Jetzt auch noch das Kita-Zukunftsgesetz
Erzieher sind mit den Nerven am Ende
Speyer/Limburgerhof. Anna Grohmann ist Erzieherin und ständige stellvertretende Leiterin in einer kommunalen Kindertagesstätte in Limburgerhof. Dieser Tage sorgt sie in Speyerer Facebook-Gruppen mit einem offenen Brief an Eltern, Kollegen, Träger, Regierungsverantwortliche und Leidensgenossen für viel Aufmerksamkeit und erntet jede Menge Zuspruch. Die Überschrift über ihrem Brief: Auch die Erzieher*innen in Speyer sind mit den Nerven am Ende!
In ihrem offenen Brief geht es darum, wie hoch die Ansprüche in ihrem Beruf geworden sind - gerade auch während der Pandemie - und wie sehr sie ihn trotz aller Widrigkeiten liebt. Es geht aber vor allem auch um das Kita-Zukunftsgesetz, das am 1. Juli in Rheinland-Pfalz in Kraft treten soll. Was von der Landesregierung als Verbesserung an allen Kita-Fronten gepriesen wird, ist scheinbar in den Kindertagesstätten nicht ganz so hoch angesehen. Anna Grohmann etwa hätte es gerne gesehen, wenn man - wie vieles andere aufgrund der Pandemie auch - den Start um ein Jahr verschoben hätte. "Das Kita-Zukunftsgesetz wird uns viel abverlangen", sagt sie. Und: "Die Umsetzung obliegt uns, obwohl wir mit vielem nicht einverstanden sind." Stimmen aus der Praxis seien bei der Planung des neuen Gesetzes nicht ausreichend gehört worden.
Die Umsetzung käme zu einer Zeit, in der die Kolleginnen und Kollegen in den Kitas alle auf dem Zahnfleisch gingen: Rechtsanspruch auf Kitaplatz für Einjährige, Rechtsanspruch auf regelmäßig sieben Stunden Betreuung am Stück, Rechtsanspruch auf Mittagessen in der Kita, die Abschaffung des Gruppensystems für die Personalberechnung, der Personalschlüssel für die Betreuung von Zweijährigen wird an den der Drei- bis Sechsjährigen angeglichen, mehr Mitspracherecht für die Eltern über eine Beirat und Förderung im naturwissenschaftlichen und sprachlichen Bereich jetzt auch durch die Erzieher statt wie bisher über externe Fachkräfte. Anna Grohmann ist sich sicher: Das Gesetz wird kommen. Und ihren Beruf in dieser herausfordernden Zeit noch schwieriger machen.
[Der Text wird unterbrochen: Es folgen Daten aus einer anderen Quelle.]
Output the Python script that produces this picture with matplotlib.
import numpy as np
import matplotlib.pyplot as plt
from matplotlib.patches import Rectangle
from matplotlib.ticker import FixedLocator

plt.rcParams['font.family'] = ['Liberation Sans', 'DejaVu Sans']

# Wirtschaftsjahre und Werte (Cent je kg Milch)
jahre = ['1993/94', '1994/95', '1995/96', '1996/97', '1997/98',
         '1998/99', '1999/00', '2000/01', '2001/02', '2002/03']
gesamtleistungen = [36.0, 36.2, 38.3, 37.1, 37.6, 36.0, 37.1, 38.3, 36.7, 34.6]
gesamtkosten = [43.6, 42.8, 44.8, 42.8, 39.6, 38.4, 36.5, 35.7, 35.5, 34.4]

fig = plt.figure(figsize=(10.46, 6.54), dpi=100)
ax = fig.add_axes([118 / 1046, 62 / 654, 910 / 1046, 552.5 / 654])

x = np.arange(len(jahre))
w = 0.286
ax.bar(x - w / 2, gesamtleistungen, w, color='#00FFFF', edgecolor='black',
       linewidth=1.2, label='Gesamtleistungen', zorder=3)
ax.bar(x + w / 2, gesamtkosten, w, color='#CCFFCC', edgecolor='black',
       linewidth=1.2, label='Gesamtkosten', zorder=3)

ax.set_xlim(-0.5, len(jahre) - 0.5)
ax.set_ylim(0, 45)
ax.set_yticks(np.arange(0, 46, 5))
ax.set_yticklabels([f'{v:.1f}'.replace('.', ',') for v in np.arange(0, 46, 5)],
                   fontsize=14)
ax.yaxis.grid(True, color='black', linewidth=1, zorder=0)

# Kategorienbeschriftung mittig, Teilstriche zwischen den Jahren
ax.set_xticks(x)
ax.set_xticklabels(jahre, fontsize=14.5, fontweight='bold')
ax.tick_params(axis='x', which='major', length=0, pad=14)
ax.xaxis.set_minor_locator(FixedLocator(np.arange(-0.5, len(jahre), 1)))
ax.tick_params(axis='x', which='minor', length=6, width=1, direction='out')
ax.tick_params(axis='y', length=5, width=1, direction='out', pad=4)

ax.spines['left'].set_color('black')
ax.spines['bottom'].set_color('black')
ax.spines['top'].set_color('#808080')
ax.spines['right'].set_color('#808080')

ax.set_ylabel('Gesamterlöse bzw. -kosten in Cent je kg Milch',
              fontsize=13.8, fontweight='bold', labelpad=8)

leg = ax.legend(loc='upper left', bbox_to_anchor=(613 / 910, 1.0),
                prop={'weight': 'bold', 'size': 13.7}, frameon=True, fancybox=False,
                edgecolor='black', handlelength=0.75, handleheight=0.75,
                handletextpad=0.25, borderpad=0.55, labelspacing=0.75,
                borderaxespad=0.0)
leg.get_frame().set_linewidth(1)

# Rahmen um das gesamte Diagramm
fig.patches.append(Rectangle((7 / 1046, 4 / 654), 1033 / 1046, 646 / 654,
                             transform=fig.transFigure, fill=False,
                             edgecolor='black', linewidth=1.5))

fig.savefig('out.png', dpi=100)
"Ich liebe meinen Beruf, aber ich hasse den Job, den ihr daraus konstruiert habt", schreibt sie in ihrem Brief. Und: "Ich liebe die Kinder und die Arbeit mit ihnen, aber ich hasse die Voraussetzungen, die ihr dazu vorgebt." Im Gespräch mit dem Wochenblatt sagt sie: "Wir brauchen ein Jahr mehr Zeit." Ohne zu wissen, wie lange die Pandemie noch andauert, hänge das neue Gesetz derzeit wie ein Damoklesschwert über den Kindertagesstätten. "Wir gehen alle auf dem Zahnfleisch und bräuchten jetzt dringend Zeit, einmal durchzuschnaufen", so Grohmann.